→ AIM OF THE EXERCISE
Include the line containing "(clk5) [clocklabel] at" and all lines before it, repeated exactly from the listing below, without pictures.

*** DATASET CONTENT ***

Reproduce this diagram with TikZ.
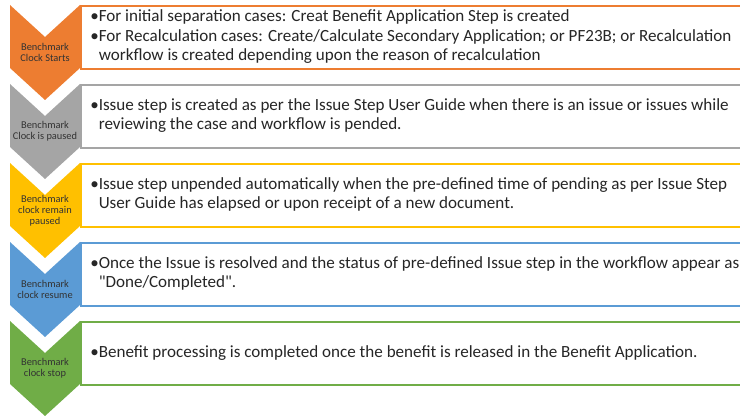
\documentclass[tikz,border=0pt]{standalone}
\usepackage{fontspec}
\setmainfont{Carlito}
\newfontfamily\plainquote{Carlito}
\usepackage{tikz}
\usetikzlibrary{positioning}

\definecolor{clkorange}{HTML}{ED7D31}
\definecolor{clkgray}{HTML}{A5A5A5}
\definecolor{clkgold}{HTML}{FFC000}
\definecolor{clkblue}{HTML}{5B9BD5}
\definecolor{clkgreen}{HTML}{70AD47}

\begin{document}
\begin{tikzpicture}[
    x=0.75pt, y=-0.75pt,
    every node/.style={inner sep=0pt},
    clocklabel/.style={font=\fontsize{7.8}{8.1}\selectfont, text=black!80, align=center},
    infobox/.style={rectangle, line width=1.3pt, fill=white, minimum width=510pt, minimum height=47.25pt, anchor=north west},
    infotext/.style={font=\fontsize{12.8}{14.6}\selectfont, text=black!85, anchor=west, xshift=7.5pt}
]
\useasboundingbox (0,0) rectangle (740,417);

% Chevrons
\fill [clkorange] (10,5) -- (45,37) -- (80,5) -- (80,68) -- (45,100) -- (10,68) -- cycle;
\fill [clkgray] (10,84) -- (45,116) -- (80,84) -- (80,147) -- (45,179) -- (10,147) -- cycle;
\fill [clkgold] (10,163) -- (45,195) -- (80,163) -- (80,226) -- (45,258) -- (10,226) -- cycle;
\fill [clkblue] (10,242) -- (45,274) -- (80,242) -- (80,305) -- (45,337) -- (10,305) -- cycle;
\fill [clkgreen] (10,321) -- (45,353) -- (80,321) -- (80,384) -- (45,416) -- (10,384) -- cycle;

% Chevron labels
\node (clk1) [clocklabel] at (45,52.5) {Benchmark\\Clock Starts};
\node (clk2) [clocklabel] at (45,131.5) {Benchmark\\Clock is paused};
\node (clk3) [clocklabel] at (45,210.5) {Benchmark\\clock remain\\paused};
\node (clk4) [clocklabel] at (45,289.5) {Benchmark\\clock resume};
\node (clk5) [clocklabel] at (45,368.5) {Benchmark\\clock stop};

% Boxes
\node (box1) [infobox, draw=clkorange] at (80,5) {};
\node (box2) [infobox, draw=clkgray] at (80,84) {};
\node (box3) [infobox, draw=clkgold] at (80,163) {};
\node (box4) [infobox, draw=clkblue] at (80,242) {};
\node (box5) [infobox, draw=clkgreen] at (80,321) {};

% Texts
\node (txt1) [infotext] at (box1.west) {\begin{tabular}{@{}l@{}l@{}}
    •&For initial separation cases: Creat Benefit Application Step is created\\
    •&For Recalculation cases: Create/Calculate Secondary Application; or PF23B; or Recalculation\\
    &workflow is created depending upon the reason of recalculation
  \end{tabular}};
\node (txt2) [infotext] at (box2.west) {\begin{tabular}{@{}l@{}l@{}}
    •&Issue step is created as per the Issue Step User Guide when there is an issue or issues while\\
    &reviewing the case and workflow is pended.
  \end{tabular}};
\node (txt3) [infotext] at (box3.west) {\begin{tabular}{@{}l@{}l@{}}
    •&Issue step unpended automatically when the pre-defined time of pending as per Issue Step\\
    &User Guide has elapsed or upon receipt of a new document.
  \end{tabular}};
\node (txt4) [infotext] at (box4.west) {\begin{tabular}{@{}l@{}l@{}}
    •&Once the Issue is resolved and the status of pre-defined Issue step in the workflow appear as\\
    &{\plainquote"}Done/Completed{\plainquote"}.
  \end{tabular}};
\node (txt5) [infotext] at (box5.west) {\begin{tabular}{@{}l@{}l@{}}
    •&Benefit processing is completed once the benefit is released in the Benefit Application.
  \end{tabular}};
\end{tikzpicture}
\end{document}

***

→ TASK SOLUTION
Reproduce this diagram with TikZ.
\documentclass[tikz,border=0pt]{standalone}
\usepackage{fontspec}
\setmainfont{Carlito}
\newfontfamily\plainquote{Carlito}
\usepackage{tikz}
\usetikzlibrary{positioning}

\definecolor{clkorange}{HTML}{ED7D31}
\definecolor{clkgray}{HTML}{A5A5A5}
\definecolor{clkgold}{HTML}{FFC000}
\definecolor{clkblue}{HTML}{5B9BD5}
\definecolor{clkgreen}{HTML}{70AD47}

\begin{document}
\begin{tikzpicture}[
    x=0.75pt, y=-0.75pt,
    every node/.style={inner sep=0pt},
    clocklabel/.style={font=\fontsize{7.8}{8.1}\selectfont, text=black!80, align=center},
    infobox/.style={rectangle, line width=1.3pt, fill=white, minimum width=510pt, minimum height=47.25pt, anchor=north west},
    infotext/.style={font=\fontsize{12.8}{14.6}\selectfont, text=black!85, anchor=west, xshift=7.5pt}
]
\useasboundingbox (0,0) rectangle (740,417);

% Chevrons
\fill [clkorange] (10,5) -- (45,37) -- (80,5) -- (80,68) -- (45,100) -- (10,68) -- cycle;
\fill [clkgray] (10,84) -- (45,116) -- (80,84) -- (80,147) -- (45,179) -- (10,147) -- cycle;
\fill [clkgold] (10,163) -- (45,195) -- (80,163) -- (80,226) -- (45,258) -- (10,226) -- cycle;
\fill [clkblue] (10,242) -- (45,274) -- (80,242) -- (80,305) -- (45,337) -- (10,305) -- cycle;
\fill [clkgreen] (10,321) -- (45,353) -- (80,321) -- (80,384) -- (45,416) -- (10,384) -- cycle;

% Chevron labels
\node (clk1) [clocklabel] at (45,52.5) {Benchmark\\Clock Starts};
\node (clk2) [clocklabel] at (45,131.5) {Benchmark\\Clock is paused};
\node (clk3) [clocklabel] at (45,210.5) {Benchmark\\clock remain\\paused};
\node (clk4) [clocklabel] at (45,289.5) {Benchmark\\clock resume};
\node (clk5) [clocklabel] at (45,368.5) {Benchmark\\clock stop};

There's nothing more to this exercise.